Wherever "this" appears in a line, copy that line.
═════ Materials provided ═════
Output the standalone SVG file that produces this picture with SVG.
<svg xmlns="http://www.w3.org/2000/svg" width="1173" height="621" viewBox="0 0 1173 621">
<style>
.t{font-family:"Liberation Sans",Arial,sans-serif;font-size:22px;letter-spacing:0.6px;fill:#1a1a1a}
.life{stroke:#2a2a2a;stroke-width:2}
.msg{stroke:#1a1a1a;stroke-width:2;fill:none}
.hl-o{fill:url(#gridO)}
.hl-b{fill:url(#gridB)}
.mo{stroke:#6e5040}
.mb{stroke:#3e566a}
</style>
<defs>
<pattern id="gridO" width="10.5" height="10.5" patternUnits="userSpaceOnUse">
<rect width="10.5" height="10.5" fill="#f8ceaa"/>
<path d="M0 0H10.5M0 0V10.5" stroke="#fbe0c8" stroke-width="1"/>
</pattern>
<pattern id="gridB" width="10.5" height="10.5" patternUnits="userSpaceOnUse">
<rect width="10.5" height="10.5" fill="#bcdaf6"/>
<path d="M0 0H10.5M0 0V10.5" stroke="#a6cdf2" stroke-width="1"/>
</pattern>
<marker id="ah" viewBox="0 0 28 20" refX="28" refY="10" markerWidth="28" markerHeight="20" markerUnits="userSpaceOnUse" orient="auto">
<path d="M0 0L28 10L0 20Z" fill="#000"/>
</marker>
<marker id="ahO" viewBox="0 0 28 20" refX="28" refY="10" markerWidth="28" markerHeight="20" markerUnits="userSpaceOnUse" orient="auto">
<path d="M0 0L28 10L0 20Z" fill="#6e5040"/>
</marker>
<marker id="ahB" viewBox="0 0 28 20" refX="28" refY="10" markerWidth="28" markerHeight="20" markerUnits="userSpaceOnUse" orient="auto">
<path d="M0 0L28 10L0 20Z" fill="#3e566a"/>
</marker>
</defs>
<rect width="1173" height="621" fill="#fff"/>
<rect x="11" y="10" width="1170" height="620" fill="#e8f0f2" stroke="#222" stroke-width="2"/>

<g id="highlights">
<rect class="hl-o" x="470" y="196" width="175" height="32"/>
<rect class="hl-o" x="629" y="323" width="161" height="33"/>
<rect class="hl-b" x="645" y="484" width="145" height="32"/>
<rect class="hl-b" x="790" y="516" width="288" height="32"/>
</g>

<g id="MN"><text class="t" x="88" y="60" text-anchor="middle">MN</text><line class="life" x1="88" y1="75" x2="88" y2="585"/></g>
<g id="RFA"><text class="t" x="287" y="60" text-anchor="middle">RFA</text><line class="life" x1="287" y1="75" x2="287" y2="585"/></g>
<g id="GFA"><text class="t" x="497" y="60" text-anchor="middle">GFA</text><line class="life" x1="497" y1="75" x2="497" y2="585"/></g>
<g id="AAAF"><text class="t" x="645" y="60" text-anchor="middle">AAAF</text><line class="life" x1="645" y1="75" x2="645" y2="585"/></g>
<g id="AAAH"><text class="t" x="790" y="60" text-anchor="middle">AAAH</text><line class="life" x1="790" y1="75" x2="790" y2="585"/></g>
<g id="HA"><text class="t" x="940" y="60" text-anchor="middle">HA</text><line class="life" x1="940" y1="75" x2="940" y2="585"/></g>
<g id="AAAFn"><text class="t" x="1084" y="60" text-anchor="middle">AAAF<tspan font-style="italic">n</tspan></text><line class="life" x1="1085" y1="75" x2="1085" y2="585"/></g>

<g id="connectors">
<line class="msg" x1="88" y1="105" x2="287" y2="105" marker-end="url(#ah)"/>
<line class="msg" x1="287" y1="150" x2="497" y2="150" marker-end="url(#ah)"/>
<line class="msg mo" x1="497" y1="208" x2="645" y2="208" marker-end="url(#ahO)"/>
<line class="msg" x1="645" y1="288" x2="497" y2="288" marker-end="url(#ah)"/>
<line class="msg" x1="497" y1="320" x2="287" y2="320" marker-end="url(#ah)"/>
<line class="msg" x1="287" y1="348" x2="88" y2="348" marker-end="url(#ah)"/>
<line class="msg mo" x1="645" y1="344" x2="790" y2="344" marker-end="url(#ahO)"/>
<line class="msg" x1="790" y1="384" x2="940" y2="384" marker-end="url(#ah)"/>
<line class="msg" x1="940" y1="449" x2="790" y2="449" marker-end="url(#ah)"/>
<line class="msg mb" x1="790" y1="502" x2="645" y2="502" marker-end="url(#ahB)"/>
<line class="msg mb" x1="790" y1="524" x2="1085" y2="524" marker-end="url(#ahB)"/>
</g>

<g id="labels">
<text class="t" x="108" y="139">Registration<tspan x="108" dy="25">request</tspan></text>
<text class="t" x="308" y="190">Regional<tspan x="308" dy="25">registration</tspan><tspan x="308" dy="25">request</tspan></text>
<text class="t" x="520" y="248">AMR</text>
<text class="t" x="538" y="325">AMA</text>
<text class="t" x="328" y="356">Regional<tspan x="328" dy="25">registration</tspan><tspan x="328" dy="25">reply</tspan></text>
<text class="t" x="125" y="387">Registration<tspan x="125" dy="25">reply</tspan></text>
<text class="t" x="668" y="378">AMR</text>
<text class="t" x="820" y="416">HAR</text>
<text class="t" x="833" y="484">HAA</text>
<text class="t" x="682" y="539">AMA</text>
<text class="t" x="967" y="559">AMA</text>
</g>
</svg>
═════
═════ Materials provided ═════
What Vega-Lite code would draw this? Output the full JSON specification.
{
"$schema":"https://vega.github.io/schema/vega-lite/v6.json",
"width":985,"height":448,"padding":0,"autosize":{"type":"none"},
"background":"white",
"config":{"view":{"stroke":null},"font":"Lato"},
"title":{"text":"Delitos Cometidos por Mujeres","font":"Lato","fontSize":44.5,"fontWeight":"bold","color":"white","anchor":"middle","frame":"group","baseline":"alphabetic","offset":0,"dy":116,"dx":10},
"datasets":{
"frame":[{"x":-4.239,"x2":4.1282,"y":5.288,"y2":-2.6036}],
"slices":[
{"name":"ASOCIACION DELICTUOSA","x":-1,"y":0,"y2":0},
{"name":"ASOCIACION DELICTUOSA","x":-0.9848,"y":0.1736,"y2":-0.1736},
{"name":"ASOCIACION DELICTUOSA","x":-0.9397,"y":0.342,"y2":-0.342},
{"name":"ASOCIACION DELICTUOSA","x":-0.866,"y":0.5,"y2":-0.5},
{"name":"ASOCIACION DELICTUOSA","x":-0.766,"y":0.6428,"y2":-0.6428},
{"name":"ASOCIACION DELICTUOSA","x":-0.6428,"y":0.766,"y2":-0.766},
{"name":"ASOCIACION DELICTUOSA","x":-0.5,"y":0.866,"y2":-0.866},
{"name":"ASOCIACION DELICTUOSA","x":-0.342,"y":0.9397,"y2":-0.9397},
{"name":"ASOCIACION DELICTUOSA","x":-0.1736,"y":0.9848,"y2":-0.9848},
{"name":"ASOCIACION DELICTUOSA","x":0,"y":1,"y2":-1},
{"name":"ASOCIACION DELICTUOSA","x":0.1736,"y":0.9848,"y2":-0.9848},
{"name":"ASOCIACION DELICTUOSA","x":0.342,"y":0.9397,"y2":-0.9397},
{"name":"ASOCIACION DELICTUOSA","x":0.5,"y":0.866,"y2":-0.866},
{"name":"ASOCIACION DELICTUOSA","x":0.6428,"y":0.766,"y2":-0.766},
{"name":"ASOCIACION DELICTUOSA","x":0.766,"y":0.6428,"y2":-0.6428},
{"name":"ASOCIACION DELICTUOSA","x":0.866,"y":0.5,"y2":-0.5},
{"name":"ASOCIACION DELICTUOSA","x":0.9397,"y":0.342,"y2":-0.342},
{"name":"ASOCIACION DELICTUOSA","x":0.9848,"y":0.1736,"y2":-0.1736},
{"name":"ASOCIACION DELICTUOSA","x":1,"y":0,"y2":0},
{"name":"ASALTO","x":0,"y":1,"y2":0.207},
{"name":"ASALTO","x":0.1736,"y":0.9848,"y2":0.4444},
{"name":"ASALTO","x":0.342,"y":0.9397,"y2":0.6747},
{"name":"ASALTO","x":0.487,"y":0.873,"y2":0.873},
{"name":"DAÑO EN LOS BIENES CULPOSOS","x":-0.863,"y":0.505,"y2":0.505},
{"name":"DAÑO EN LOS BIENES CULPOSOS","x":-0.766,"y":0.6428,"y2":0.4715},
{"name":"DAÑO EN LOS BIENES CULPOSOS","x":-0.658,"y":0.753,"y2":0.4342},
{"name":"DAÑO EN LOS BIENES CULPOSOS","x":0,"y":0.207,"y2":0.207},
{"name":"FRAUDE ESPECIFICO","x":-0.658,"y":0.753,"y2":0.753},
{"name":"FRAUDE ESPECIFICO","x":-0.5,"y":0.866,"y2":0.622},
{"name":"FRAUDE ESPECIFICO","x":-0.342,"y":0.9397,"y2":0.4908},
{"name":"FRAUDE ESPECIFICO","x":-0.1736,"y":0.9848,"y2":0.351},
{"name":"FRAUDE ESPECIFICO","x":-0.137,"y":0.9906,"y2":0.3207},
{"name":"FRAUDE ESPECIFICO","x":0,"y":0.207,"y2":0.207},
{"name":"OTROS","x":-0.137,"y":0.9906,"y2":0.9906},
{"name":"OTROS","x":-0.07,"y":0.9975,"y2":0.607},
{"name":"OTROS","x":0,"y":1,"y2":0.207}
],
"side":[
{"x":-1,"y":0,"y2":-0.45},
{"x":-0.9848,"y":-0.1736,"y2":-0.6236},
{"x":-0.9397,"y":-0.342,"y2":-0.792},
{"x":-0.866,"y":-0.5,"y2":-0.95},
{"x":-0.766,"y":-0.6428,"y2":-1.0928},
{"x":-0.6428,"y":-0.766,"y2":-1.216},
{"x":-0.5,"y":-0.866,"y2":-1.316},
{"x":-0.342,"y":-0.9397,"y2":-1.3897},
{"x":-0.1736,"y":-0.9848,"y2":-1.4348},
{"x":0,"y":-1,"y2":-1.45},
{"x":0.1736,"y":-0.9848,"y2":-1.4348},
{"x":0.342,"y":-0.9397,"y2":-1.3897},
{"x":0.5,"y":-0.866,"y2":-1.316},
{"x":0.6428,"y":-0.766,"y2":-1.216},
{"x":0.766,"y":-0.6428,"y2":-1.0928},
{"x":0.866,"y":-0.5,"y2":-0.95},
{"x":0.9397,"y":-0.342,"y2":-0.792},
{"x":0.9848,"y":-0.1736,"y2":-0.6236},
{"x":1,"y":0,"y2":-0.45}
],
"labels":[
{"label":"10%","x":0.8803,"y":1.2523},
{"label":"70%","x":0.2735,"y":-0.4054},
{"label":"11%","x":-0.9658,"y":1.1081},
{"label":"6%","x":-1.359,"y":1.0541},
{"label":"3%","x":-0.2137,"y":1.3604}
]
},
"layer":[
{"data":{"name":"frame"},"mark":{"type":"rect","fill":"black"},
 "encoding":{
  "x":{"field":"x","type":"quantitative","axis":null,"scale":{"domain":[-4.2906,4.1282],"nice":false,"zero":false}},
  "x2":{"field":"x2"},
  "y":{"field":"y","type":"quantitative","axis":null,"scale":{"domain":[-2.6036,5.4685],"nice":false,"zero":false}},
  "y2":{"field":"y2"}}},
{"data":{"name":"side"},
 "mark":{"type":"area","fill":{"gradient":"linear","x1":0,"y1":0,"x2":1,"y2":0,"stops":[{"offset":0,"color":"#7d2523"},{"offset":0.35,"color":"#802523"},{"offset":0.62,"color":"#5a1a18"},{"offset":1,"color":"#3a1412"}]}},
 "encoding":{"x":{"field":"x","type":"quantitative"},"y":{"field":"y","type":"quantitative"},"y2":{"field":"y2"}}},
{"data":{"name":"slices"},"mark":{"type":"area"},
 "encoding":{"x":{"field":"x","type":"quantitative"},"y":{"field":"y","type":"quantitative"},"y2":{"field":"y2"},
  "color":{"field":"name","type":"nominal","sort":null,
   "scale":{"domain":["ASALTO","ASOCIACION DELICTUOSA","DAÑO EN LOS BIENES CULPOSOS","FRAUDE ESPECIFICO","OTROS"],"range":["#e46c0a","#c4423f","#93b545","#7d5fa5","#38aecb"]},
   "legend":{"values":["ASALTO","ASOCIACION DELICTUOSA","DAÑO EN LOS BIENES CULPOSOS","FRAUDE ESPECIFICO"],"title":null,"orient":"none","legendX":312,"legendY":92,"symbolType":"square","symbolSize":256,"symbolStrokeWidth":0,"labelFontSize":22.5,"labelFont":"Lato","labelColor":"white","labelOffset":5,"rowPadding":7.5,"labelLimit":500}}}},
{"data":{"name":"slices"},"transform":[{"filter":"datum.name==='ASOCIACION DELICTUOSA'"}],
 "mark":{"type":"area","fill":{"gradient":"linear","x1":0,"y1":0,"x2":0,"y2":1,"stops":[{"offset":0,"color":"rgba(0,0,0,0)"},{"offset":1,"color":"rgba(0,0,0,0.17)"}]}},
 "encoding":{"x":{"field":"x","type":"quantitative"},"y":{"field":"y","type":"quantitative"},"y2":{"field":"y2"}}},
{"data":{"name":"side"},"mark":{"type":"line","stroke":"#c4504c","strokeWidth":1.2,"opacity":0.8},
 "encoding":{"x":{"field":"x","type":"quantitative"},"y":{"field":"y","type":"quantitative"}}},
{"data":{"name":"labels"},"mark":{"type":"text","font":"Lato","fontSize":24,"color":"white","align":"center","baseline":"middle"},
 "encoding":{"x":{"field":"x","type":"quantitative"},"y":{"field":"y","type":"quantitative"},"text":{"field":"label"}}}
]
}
═════
Written reply →
Output the standalone SVG file that produces this picture with SVG.
What Vega-Lite code would draw this? Output the full JSON specification.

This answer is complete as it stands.